In defendants' closing brief they raise a new contention, namely, that the complaint does not state a cause of action, and based on that contention they claim a right to a change of venue. Defendants' demurrer to the complaint was overruled. A claimed deficiency in the complaint is that it does not allege non-payment. After alleging that plaintiff sold and delivered to defendants a certain quantity of flue dust and that defendants promised to pay plaintiff therefor a certain sum when defendants marketed their next peach crop and that they marketed said crop on a certain date, the complaint alleges that defendants are indebted to plaintiff in said sum, and that although plaintiff has requently demanded payment thereof, defendants have refused and neglected to pay said sums or any part thereof. While these allegations might be subject to special demurrer (none was filed herein) they sufficiently show non-payment as against a general demurrer and hence the complaint states a cause of action. Lincoln County Bank v. Fetterman, 170 Cal. 357, 149 P. 811; see also Fancher v. Brunger, 94 Cal.App.2d 727, 211 P.2d 633.

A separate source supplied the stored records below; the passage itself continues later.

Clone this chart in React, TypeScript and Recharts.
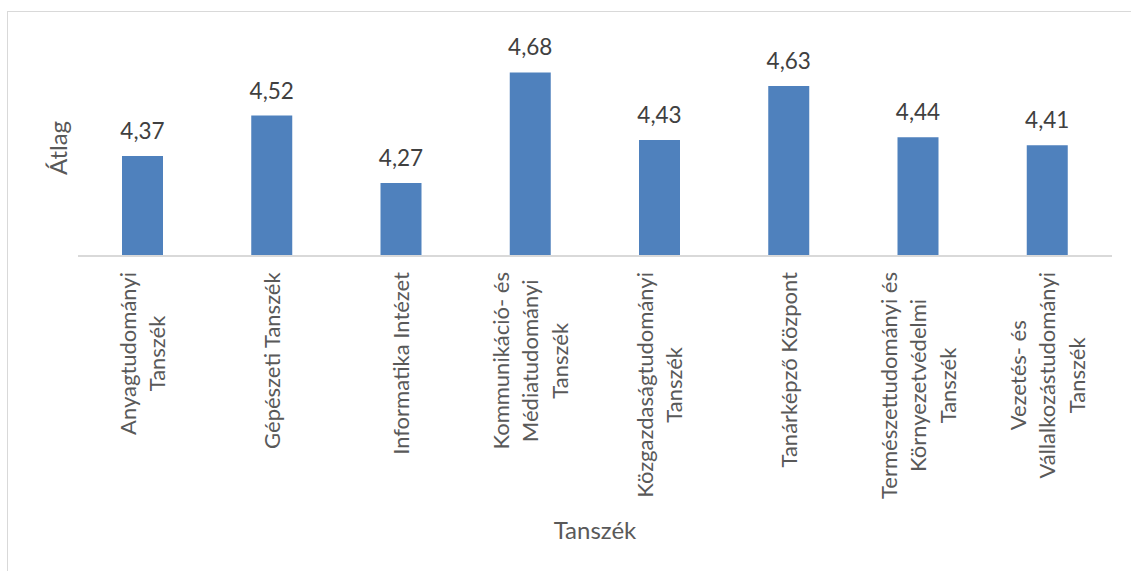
import React from 'react';
import { BarChart, Bar, XAxis, YAxis, LabelList, Label } from 'recharts';

// department names, split the way the reference wraps them
const categoryLines: string[][] = [
  ['Anyagtudományi', 'Tanszék'],
  ['Gépészeti Tanszék'],
  ['Informatika Intézet'],
  ['Kommunikáció- és', 'Médiatudományi', 'Tanszék'],
  ['Közgazdaságtudományi', 'Tanszék'],
  ['Tanárképző Központ'],
  ['Természettudományi és', 'Környezetvédelmi', 'Tanszék'],
  ['Vezetés- és', 'Vállalkozástudományi', 'Tanszék'],
];
const categories = categoryLines.map((l) => l.join(' '));
const averages = [4.37, 4.52, 4.27, 4.68, 4.43, 4.63, 4.44, 4.41];
const yDomain: [number, number] = [4, 4.8];

const data = categories.map((name, i) => ({ name, value: averages[i] }));

const FONT = 'Lato, sans-serif';

let ctx: CanvasRenderingContext2D | null = null;
function textWidth(s: string, size: number) {
  if (!ctx) ctx = document.createElement('canvas').getContext('2d');
  if (!ctx) return s.length * size * 0.5;
  ctx.font = `${size}px Lato`;
  return ctx.measureText(s).width;
}

function DeptTick({ x, y, payload }: any) {
  const idx = categories.indexOf(payload.value);
  const lines = idx >= 0 ? categoryLines[idx] : [String(payload.value)];
  const size = 22;
  const lh = 29.5;
  const maxLen = Math.max(...lines.map((l) => textWidth(l, size)));
  const cy = y + 8 + maxLen / 2;
  const n = lines.length;
  return (
    <text
      transform={`rotate(-90, ${x}, ${cy})`}
      x={x}
      y={cy}
      textAnchor="middle"
      fill="#595959"
      fontSize={size}
      fontFamily={FONT}
    >
      {lines.map((l, i) => (
        <tspan key={i} x={x} y={cy + (i - (n - 1) / 2) * lh + size * 0.36}>
          {l}
        </tspan>
      ))}
    </text>
  );
}

export default function App() {
  return (
    <div
      style={{
        position: 'fixed',
        left: 0,
        top: 0,
        width: 1131,
        height: 571,
        overflow: 'hidden',
        background: '#ffffff',
      }}
    >
      <div
        style={{
          position: 'absolute',
          left: 7,
          top: 11,
          width: 1160,
          height: 600,
          border: '1px solid #d9d9d9',
        }}
      />
      <div style={{ position: 'absolute', left: 0, top: 0 }}>
        <BarChart
          width={1131}
          height={571}
          data={data}
          margin={{ top: 40, right: 19, bottom: 0, left: 0 }}
          style={{ fontFamily: FONT }}
        >
          <YAxis
            domain={yDomain}
            width={78}
            axisLine={false}
            tickLine={false}
            tick={false}
            allowDataOverflow
          >
            <Label value="Átlag" angle={-90} position="center" dx={19} fill="#595959" fontSize={24} />
          </YAxis>
          <XAxis
            dataKey="name"
            interval={0}
            height={315}
            tickLine={false}
            axisLine={{ stroke: '#d9d9d9', strokeWidth: 2 }}
            tick={<DeptTick />}
          >
            <Label value="Tanszék" position="insideBottom" offset={32} fill="#595959" fontSize={24} />
          </XAxis>
          <Bar dataKey="value" fill="#4f81bd" barSize={41} isAnimationActive={false}>
            <LabelList
              dataKey="value"
              position="top"
              offset={17}
              fill="#404040"
              fontSize={22.5}
              formatter={(v: any) => Number(v).toFixed(2).replace('.', ',')}
            />
          </Bar>
        </BarChart>
      </div>
    </div>
  );
}
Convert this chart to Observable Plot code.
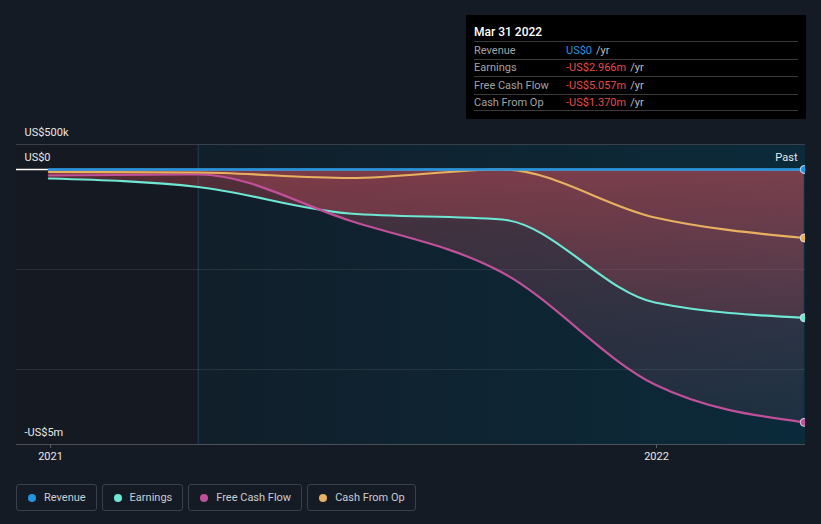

Defendants further contend that the complaint does not state a cause of action because it fails to show compliance in detail with certain sections of the Agricultural Code from section 1023 through section 1044.5. The complaint alleges that plaintiff has complied in all respects with all the provisions of law contained in division 5, chapter 7 of the Agricultural Code. This chapter contains all of the sections referred to by defendants. The allegations are sufficient for the purposes of venue. Defendants rely on Meadows v. Emett & Chandler, 99 Cal.App.2d 496, 222 P.2d 145; Clary v. Basalt Rock Co., 99 Cal.App.2d 458, 222 P.2d 24, and Crofts & Anderson v. Johnson, 101 Cal.App.2d 418, 225 P.2d 594, for their contention that the complaint must state a perfect cause of action in order to prevent a change of venue to the county of a defendant's residence. Those cases do not so hold. They hold only that it must clearly appear from the complaint that plaintiff's cause of action is of the type which entitles the action to be tried in a county other than that of defendant's residence. The compliant in the case at bar definitely alleges that the defendants agreed to pay the purchase price at plaintiff's office in San Francisco and meets the requirements of those cases.
The order is affirmed.
PETERS, P. J., and AGEE, J. pro tem., concur.